YOUR TASK
Write again exactly the lines in the listing below, starting at the line with "Write the React, TypeScript" and ending at the line with "const rhoLabelDepth = 4.06;", both included. Pictures are not copied.

EXERCISE MATERIALS
····················

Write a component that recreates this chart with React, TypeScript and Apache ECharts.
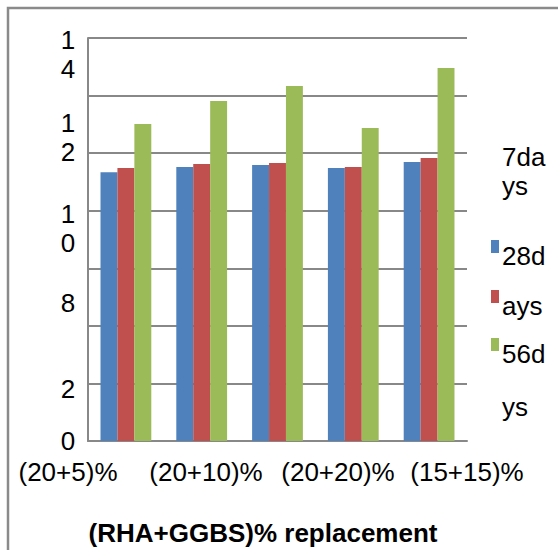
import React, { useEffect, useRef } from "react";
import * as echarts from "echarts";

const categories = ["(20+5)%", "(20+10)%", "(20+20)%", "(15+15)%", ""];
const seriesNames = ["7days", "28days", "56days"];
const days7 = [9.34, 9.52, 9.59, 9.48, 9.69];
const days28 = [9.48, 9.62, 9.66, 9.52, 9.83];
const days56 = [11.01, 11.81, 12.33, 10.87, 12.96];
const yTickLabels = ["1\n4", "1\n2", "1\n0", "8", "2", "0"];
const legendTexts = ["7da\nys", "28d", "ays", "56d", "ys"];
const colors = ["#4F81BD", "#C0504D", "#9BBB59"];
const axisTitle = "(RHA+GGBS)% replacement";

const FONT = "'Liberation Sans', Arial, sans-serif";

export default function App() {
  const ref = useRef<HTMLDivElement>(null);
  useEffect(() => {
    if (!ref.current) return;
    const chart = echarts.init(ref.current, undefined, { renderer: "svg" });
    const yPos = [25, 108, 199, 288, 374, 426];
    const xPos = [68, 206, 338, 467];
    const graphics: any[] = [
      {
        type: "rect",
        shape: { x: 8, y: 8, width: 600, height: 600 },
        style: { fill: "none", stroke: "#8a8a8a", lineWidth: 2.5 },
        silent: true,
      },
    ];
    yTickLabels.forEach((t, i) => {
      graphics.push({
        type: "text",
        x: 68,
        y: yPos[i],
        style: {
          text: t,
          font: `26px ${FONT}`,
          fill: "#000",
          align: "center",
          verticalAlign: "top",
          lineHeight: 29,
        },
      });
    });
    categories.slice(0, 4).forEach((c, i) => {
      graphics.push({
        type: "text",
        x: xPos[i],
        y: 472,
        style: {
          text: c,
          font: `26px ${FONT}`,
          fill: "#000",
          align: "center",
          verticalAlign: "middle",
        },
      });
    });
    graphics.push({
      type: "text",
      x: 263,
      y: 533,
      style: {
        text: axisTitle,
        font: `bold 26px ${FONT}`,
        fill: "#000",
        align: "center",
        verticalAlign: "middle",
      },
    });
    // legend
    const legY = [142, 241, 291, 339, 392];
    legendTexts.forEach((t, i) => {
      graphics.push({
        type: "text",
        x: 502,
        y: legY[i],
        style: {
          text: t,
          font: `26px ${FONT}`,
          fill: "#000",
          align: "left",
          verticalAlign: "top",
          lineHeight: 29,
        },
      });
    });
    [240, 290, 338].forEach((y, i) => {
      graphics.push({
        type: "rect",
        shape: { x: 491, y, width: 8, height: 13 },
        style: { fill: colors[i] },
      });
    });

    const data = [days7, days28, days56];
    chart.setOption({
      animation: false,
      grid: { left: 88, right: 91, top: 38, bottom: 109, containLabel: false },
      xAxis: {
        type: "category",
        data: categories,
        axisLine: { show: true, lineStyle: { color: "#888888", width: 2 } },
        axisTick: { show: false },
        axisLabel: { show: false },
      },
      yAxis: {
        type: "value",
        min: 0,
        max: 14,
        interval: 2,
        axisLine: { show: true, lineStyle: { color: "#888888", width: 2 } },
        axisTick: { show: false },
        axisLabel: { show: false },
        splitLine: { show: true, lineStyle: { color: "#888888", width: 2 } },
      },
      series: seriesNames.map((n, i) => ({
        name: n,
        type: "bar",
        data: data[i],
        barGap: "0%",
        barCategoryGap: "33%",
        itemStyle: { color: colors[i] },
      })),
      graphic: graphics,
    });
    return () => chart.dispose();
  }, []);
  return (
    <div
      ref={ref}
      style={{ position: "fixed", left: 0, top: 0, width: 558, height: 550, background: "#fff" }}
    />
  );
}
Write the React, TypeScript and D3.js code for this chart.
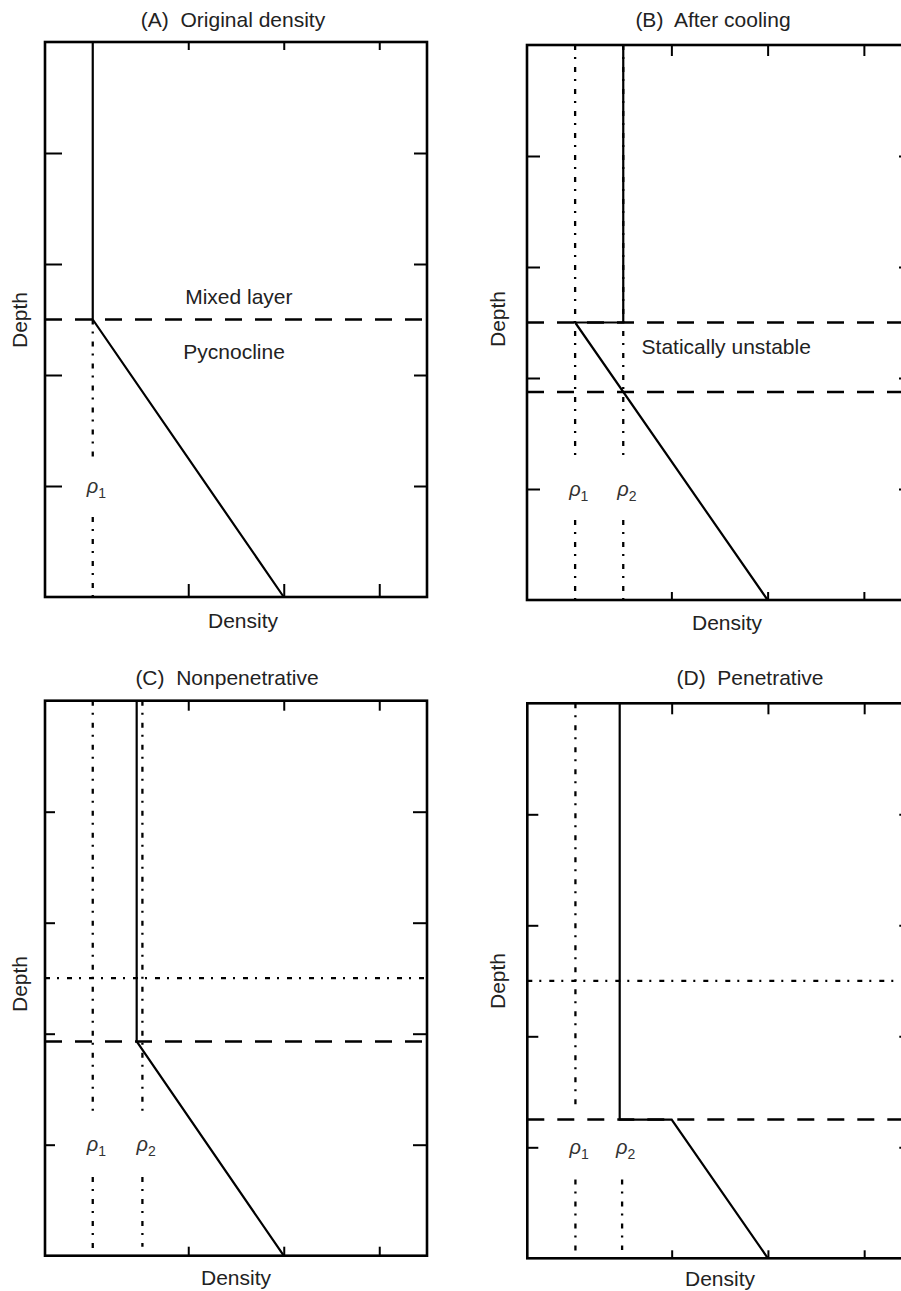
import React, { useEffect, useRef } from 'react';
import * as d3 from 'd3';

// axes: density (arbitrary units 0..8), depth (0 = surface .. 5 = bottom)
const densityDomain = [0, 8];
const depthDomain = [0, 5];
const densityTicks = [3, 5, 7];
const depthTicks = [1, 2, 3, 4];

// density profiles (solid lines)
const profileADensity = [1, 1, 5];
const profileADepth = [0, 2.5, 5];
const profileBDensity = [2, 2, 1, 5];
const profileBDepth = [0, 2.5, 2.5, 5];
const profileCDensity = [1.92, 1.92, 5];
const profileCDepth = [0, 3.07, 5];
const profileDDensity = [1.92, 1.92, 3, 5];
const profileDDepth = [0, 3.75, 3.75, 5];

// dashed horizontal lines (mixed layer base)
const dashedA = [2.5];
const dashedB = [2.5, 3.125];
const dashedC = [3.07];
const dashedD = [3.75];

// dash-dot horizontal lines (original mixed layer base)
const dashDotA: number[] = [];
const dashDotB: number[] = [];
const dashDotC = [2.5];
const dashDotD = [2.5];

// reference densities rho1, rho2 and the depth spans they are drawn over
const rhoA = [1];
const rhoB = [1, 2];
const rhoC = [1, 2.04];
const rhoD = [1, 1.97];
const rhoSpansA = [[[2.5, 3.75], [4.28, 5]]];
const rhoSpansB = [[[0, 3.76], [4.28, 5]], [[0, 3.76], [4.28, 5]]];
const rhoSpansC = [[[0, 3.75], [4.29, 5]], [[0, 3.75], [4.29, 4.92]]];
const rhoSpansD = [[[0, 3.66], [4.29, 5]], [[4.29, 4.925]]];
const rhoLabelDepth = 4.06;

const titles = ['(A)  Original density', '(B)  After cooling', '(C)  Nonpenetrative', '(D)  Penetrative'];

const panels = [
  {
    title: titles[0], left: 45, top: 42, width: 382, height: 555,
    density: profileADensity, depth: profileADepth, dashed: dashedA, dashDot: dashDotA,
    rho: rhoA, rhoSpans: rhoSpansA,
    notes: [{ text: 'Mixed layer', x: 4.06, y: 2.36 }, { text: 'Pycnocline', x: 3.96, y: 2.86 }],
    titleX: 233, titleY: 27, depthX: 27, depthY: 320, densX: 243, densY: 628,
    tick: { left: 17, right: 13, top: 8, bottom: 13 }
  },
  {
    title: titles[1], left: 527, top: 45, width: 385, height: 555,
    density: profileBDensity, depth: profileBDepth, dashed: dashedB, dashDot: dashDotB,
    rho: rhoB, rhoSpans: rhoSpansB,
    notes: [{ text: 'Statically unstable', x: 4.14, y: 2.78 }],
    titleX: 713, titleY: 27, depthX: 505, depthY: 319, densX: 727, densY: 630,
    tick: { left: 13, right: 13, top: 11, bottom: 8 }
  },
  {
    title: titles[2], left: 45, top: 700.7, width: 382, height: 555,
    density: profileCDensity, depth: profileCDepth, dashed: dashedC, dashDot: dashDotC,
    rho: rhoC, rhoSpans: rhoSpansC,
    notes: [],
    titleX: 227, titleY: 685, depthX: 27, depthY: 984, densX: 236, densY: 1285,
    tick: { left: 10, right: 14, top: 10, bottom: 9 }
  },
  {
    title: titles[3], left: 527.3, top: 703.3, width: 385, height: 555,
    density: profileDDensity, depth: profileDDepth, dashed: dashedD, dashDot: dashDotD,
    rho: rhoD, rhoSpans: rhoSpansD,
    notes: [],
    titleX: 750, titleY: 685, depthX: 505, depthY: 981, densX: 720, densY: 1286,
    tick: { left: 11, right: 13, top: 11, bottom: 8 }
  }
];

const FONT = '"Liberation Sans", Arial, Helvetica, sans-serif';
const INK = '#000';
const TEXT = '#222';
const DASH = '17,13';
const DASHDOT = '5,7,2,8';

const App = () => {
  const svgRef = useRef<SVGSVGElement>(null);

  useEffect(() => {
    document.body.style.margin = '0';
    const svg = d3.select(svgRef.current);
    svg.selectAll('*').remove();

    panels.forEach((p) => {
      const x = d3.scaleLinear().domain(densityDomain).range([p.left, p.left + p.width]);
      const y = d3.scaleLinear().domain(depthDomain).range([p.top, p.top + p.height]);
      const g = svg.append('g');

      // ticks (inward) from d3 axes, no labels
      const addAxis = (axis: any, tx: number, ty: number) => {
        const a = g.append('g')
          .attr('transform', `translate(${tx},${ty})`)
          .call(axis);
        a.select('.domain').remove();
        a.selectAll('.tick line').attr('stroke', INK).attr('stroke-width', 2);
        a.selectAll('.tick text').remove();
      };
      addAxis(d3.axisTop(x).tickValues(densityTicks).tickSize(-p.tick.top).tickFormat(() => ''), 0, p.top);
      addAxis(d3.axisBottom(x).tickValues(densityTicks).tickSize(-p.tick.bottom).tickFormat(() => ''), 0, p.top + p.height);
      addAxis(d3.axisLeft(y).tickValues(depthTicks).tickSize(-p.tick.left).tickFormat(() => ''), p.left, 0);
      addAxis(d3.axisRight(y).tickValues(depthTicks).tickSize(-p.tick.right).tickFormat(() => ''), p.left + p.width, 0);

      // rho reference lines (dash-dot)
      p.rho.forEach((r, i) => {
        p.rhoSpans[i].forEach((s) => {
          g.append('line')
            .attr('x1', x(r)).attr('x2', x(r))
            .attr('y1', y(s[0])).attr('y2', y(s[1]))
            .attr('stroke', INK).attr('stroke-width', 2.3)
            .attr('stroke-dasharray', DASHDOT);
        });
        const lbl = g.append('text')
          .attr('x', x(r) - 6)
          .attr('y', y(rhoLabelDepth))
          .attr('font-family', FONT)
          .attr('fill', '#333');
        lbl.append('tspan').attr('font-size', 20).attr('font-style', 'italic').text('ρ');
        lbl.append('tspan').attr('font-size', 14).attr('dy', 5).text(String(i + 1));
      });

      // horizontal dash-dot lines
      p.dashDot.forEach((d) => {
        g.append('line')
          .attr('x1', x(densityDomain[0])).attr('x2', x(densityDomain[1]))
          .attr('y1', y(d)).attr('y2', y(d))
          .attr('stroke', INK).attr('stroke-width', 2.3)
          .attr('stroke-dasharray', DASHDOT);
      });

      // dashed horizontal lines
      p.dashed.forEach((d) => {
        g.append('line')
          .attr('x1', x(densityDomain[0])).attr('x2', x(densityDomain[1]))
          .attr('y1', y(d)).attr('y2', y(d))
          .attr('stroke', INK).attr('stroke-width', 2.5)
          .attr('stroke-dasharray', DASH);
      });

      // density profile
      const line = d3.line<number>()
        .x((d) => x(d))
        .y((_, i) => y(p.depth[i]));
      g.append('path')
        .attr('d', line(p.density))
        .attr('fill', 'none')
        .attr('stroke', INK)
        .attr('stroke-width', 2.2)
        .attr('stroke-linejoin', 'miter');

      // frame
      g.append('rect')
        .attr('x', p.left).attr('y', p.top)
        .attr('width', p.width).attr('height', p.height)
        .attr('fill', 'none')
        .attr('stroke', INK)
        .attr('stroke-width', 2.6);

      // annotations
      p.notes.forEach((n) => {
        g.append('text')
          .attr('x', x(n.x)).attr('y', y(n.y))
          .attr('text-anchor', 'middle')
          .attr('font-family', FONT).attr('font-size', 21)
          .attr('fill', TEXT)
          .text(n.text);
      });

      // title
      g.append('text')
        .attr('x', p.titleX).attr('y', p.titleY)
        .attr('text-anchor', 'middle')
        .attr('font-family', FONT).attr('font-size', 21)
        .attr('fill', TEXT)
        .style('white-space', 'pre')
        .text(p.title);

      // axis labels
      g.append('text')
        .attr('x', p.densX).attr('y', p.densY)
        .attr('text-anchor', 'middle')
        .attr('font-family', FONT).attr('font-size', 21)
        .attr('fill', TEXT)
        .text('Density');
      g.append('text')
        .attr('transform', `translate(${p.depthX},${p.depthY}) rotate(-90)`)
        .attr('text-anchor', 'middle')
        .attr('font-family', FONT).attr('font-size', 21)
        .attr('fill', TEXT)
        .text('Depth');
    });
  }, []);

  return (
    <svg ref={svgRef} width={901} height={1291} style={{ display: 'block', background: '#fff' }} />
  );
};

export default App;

····················

SOLVED EXERCISE
Write the React, TypeScript and D3.js code for this chart.
import React, { useEffect, useRef } from 'react';
import * as d3 from 'd3';

// axes: density (arbitrary units 0..8), depth (0 = surface .. 5 = bottom)
const densityDomain = [0, 8];
const depthDomain = [0, 5];
const densityTicks = [3, 5, 7];
const depthTicks = [1, 2, 3, 4];

// density profiles (solid lines)
const profileADensity = [1, 1, 5];
const profileADepth = [0, 2.5, 5];
const profileBDensity = [2, 2, 1, 5];
const profileBDepth = [0, 2.5, 2.5, 5];
const profileCDensity = [1.92, 1.92, 5];
const profileCDepth = [0, 3.07, 5];
const profileDDensity = [1.92, 1.92, 3, 5];
const profileDDepth = [0, 3.75, 3.75, 5];

// dashed horizontal lines (mixed layer base)
const dashedA = [2.5];
const dashedB = [2.5, 3.125];
const dashedC = [3.07];
const dashedD = [3.75];

// dash-dot horizontal lines (original mixed layer base)
const dashDotA: number[] = [];
const dashDotB: number[] = [];
const dashDotC = [2.5];
const dashDotD = [2.5];

// reference densities rho1, rho2 and the depth spans they are drawn over
const rhoA = [1];
const rhoB = [1, 2];
const rhoC = [1, 2.04];
const rhoD = [1, 1.97];
const rhoSpansA = [[[2.5, 3.75], [4.28, 5]]];
const rhoSpansB = [[[0, 3.76], [4.28, 5]], [[0, 3.76], [4.28, 5]]];
const rhoSpansC = [[[0, 3.75], [4.29, 5]], [[0, 3.75], [4.29, 4.92]]];
const rhoSpansD = [[[0, 3.66], [4.29, 5]], [[4.29, 4.925]]];
const rhoLabelDepth = 4.06;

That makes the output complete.